* What you are asked to do *
Leave out the pictures and retype only the lines from the opening line to the line that holds "from matplotlib.ticker import", both ends included.

* Stored data *
____________________
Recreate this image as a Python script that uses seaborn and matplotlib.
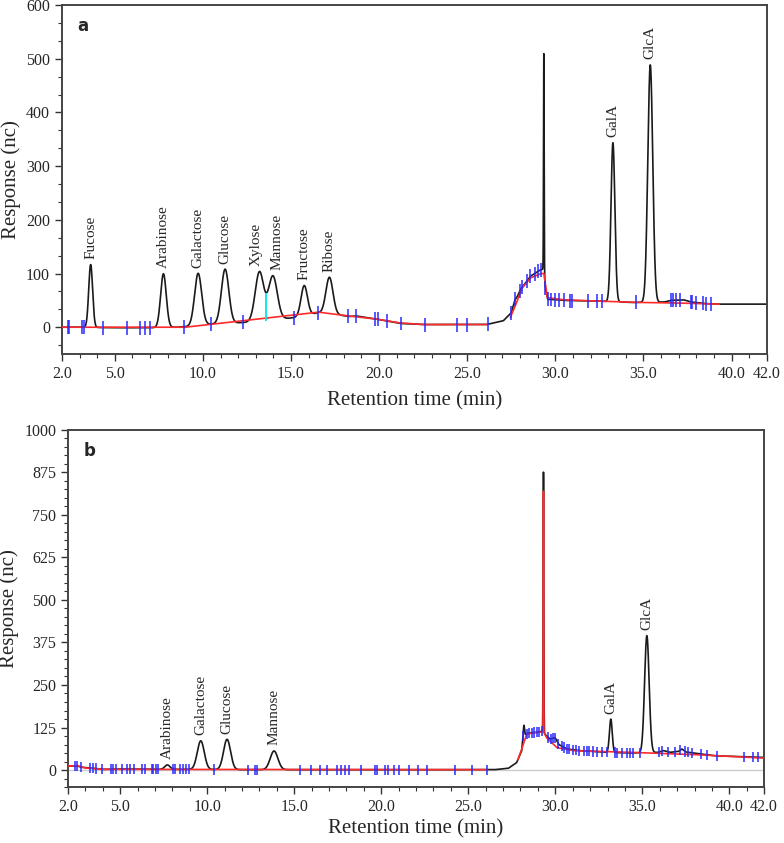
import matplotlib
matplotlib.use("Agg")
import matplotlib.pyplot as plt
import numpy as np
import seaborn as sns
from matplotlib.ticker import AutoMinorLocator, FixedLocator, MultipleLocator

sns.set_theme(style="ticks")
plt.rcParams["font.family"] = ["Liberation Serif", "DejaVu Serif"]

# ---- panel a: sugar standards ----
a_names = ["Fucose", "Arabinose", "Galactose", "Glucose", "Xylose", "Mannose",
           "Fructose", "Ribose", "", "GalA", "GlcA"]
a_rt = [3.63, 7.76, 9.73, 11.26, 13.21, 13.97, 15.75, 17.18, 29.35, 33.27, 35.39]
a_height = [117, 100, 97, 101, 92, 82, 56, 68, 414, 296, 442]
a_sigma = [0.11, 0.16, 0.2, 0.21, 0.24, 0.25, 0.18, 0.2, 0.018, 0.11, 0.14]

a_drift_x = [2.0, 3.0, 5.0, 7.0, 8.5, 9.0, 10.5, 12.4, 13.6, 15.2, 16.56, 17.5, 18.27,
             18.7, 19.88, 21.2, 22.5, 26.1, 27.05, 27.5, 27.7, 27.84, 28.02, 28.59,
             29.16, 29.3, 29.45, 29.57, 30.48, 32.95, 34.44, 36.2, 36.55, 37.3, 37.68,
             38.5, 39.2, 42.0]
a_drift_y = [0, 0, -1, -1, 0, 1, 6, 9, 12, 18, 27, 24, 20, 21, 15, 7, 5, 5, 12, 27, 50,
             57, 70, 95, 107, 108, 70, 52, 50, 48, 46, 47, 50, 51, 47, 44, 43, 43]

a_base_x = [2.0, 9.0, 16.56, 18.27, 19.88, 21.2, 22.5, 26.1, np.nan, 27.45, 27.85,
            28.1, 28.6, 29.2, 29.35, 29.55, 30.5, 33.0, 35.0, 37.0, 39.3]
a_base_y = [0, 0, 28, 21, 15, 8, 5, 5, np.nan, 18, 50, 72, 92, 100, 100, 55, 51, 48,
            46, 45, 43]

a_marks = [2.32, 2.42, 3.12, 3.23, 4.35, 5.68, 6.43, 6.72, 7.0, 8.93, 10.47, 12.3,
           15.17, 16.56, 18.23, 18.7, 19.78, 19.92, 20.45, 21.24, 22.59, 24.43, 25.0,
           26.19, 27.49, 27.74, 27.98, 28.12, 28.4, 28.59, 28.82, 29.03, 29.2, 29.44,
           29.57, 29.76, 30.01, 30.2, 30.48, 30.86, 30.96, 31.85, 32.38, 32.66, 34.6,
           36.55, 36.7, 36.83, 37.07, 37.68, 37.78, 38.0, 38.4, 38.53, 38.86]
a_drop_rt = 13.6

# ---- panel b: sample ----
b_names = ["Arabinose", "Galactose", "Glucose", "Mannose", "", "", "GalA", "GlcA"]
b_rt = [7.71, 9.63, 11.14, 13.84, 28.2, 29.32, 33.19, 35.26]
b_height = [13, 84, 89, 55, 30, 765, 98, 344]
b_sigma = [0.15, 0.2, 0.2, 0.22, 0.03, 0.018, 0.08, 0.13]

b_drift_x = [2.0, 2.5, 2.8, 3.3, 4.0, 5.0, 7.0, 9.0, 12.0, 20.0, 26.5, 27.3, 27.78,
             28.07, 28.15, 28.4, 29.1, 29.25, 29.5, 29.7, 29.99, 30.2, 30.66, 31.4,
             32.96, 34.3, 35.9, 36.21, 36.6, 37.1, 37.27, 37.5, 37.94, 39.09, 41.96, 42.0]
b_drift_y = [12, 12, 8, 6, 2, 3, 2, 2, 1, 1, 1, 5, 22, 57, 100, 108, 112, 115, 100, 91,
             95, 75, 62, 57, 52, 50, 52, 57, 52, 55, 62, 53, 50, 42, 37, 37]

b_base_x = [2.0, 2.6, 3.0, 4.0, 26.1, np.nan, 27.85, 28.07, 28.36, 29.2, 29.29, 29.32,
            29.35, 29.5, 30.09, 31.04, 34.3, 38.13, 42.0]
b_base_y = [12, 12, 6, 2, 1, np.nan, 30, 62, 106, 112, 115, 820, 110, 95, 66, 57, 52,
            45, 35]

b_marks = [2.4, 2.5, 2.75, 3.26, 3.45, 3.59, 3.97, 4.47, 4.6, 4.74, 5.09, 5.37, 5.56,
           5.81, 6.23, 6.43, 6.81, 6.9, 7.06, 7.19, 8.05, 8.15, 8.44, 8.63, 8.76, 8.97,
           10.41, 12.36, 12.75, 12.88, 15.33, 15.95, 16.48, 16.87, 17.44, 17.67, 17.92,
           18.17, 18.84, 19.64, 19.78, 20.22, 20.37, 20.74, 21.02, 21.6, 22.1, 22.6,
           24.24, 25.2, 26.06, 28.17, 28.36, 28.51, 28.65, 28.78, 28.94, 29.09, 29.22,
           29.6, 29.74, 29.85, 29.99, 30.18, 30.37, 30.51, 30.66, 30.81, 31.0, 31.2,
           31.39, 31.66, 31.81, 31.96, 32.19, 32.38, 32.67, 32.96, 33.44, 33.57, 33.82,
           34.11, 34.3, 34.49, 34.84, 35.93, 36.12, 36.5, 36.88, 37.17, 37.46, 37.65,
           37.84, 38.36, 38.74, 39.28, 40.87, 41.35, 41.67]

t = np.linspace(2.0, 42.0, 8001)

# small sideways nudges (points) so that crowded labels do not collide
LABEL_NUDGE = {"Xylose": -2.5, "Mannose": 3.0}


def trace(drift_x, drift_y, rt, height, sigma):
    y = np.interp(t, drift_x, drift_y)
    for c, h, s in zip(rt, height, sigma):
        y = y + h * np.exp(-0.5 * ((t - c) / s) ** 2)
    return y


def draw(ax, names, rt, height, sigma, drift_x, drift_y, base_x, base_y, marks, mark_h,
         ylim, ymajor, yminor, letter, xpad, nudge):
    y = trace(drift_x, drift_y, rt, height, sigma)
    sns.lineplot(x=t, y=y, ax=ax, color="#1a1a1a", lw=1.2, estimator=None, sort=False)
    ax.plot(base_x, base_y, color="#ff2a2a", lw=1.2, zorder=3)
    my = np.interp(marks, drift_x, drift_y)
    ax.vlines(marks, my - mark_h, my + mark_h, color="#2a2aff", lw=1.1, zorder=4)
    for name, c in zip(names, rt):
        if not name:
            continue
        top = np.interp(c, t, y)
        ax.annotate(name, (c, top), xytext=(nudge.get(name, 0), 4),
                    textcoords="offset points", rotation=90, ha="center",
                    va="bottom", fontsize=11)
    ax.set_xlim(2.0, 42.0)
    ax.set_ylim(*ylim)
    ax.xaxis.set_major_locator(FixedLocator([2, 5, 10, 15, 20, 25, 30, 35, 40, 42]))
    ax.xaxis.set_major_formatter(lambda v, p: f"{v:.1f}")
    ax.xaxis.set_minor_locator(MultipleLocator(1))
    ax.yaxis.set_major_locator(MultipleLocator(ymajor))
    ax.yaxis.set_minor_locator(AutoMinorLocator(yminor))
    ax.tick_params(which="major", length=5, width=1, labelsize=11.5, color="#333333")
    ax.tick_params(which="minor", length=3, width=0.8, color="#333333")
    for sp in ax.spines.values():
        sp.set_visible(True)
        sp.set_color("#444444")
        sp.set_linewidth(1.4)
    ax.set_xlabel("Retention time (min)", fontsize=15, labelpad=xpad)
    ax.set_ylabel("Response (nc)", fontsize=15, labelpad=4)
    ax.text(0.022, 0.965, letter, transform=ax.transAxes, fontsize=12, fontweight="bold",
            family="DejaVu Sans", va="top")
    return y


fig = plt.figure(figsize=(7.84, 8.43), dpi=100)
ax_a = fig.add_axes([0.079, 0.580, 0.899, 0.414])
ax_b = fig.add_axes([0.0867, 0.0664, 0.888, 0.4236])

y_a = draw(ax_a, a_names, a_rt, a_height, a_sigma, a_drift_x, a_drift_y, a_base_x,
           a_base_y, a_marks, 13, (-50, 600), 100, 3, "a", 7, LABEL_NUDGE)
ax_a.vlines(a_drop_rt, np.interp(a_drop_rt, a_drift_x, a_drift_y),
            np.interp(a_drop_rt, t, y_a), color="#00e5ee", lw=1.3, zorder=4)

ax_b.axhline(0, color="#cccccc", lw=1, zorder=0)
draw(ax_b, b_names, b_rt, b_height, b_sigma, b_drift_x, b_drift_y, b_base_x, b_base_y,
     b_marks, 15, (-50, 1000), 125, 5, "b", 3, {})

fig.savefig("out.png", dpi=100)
____________________
* Written solution *
Recreate this image as a Python script that uses seaborn and matplotlib.
import matplotlib
matplotlib.use("Agg")
import matplotlib.pyplot as plt
import numpy as np
import seaborn as sns
from matplotlib.ticker import AutoMinorLocator, FixedLocator, MultipleLocator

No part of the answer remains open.